Los últimos rayos del sol entran oblicuos por la ventana e iluminan la sala. Las jaulas, con sus diversos materiales, arrojan resplandores. Da la impresión de que intentaran herirse unas a otras. Morgana se levanta del sillón y sepulta su cigarrillo en el cenicero. Al cabo de un par de segundos enciende otro.

—Sophie, ¿no has pensado que sería bueno que invitaras algún día a Camilo? Yo no lo conozco, tampoco Diego.

—Es que ya casi no lo veo.

—Deberías verlo más —señala Morgana sin mirarla. Con el cigarrillo sujeto entre los labios desata su moño para volver a armarlo con manos diestras.

—¿Para qué? Me basta con Diego, tú y yo. Y Anne, claro —concluye, e intenta reírse.

Morgana se acerca a ella y la toma con firmeza de los hombros.

—Es que no es normal, ¿no te das cuenta, Sophie? ¡No es normal que tu única vida seamos tu padre y yo! —le grita.

El rostro de Sophie se oscurece. Desde el fondo de sus ojos la mira sin decir palabra. En un gesto nervioso hace girar la cinta que lleva en su muñeca, como si echara a andar un mecanismo secreto en su interior. La de hoy es de colores tenues y más delgada que las otras. Un silencio duro y vigilante ha saltado sobre ellas.

—Dime algo —le pide al cabo de unos segundos.

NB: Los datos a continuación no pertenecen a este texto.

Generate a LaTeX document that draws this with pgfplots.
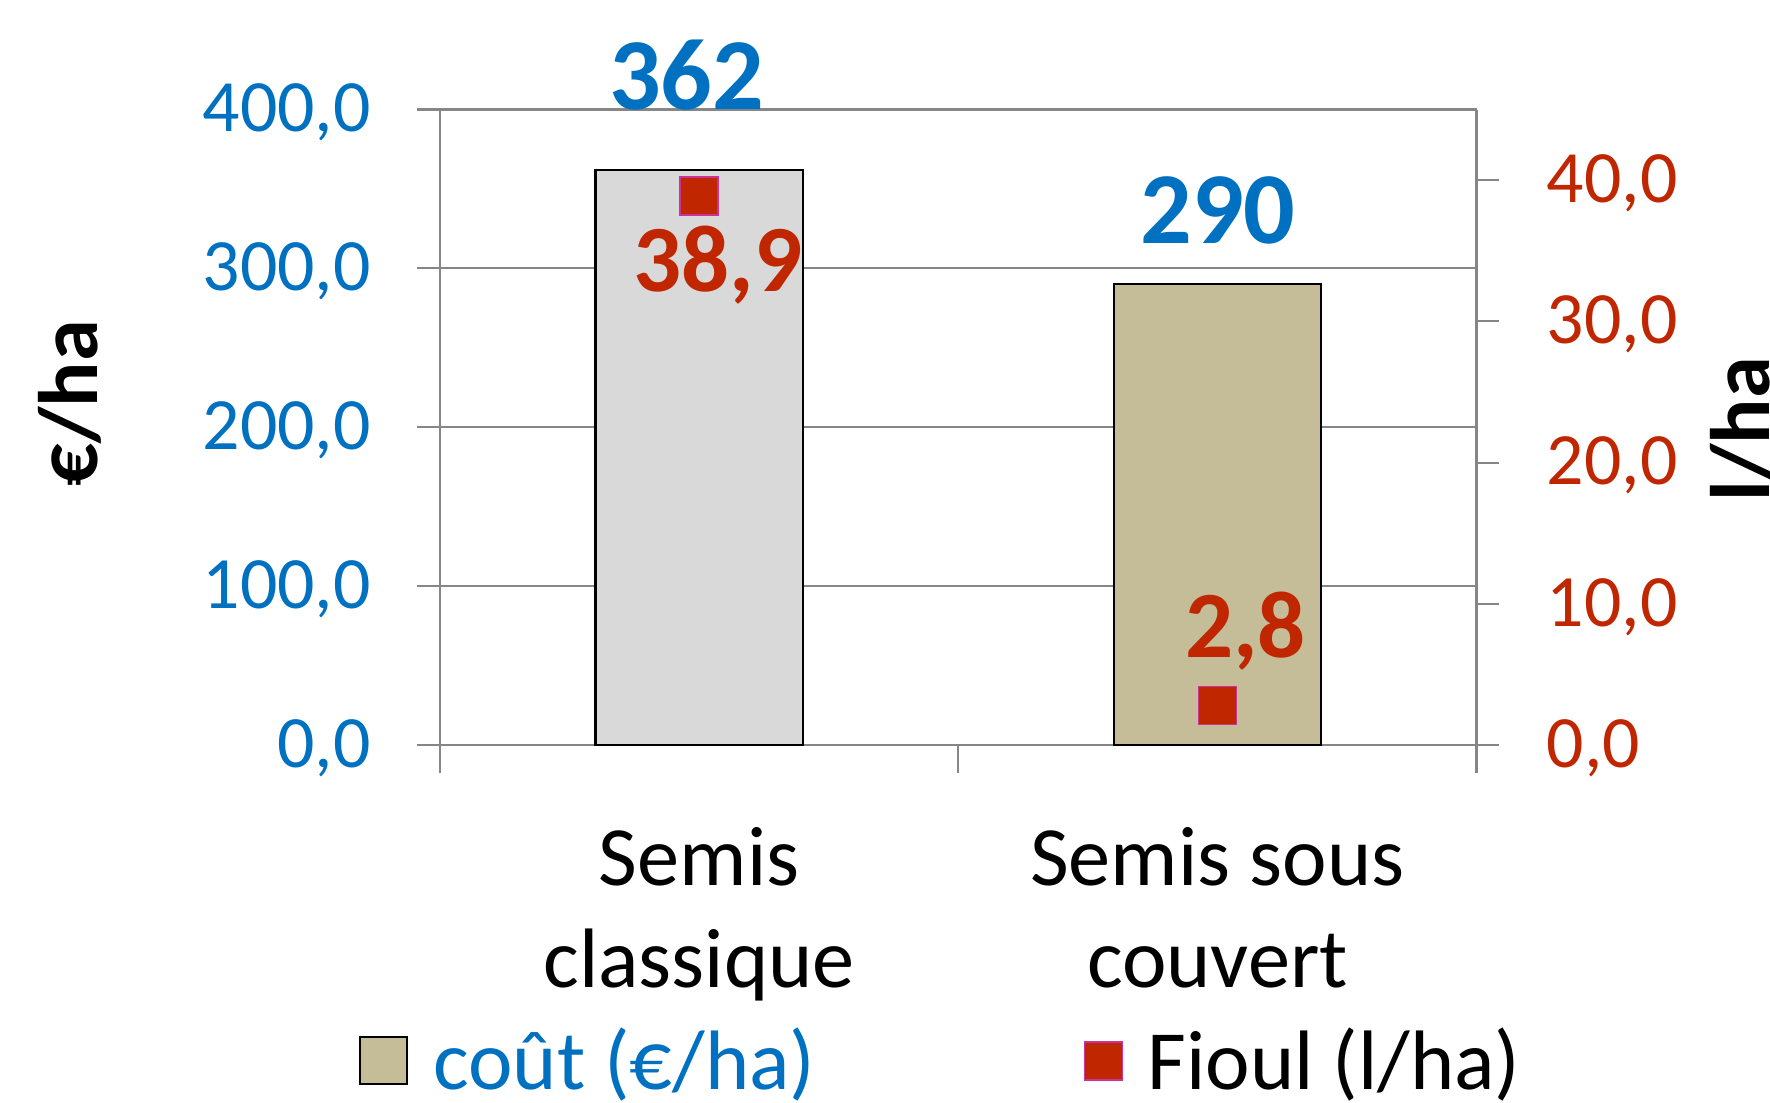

Pero Sophie permanece inmóvil. Morgana sabe que se siente extraviada. Sabe también —como se lo confesó una noche que dormían juntas— que busca una superficie brillante en la cual detener sus ojos, una superficie para mirar la realidad desde allí, y en su reflejo deshacer aquello que la perturba.

—Perdóname. No quise hablarte así —le dice quedamente.

Sophie está de pie, los puños apretados, la cabeza vuelta hacia la ventana, la mirada húmeda fija en el ocaso que va con rapidez convirtiéndose en un añil oscuro.

—Dime algo —le ruega.

Morgana distingue la fosforescencia que aflora de su fragilidad. Aspira su cigarrillo una y otra vez, capturada por el silencio de Sophie.

—¿Me vas a hablar?

Los labios de Sophie tiemblan. Intuye en ellos un peligro, una advertencia. Tiene la impresión de que si persiste, Sophie volará en mil pedazos.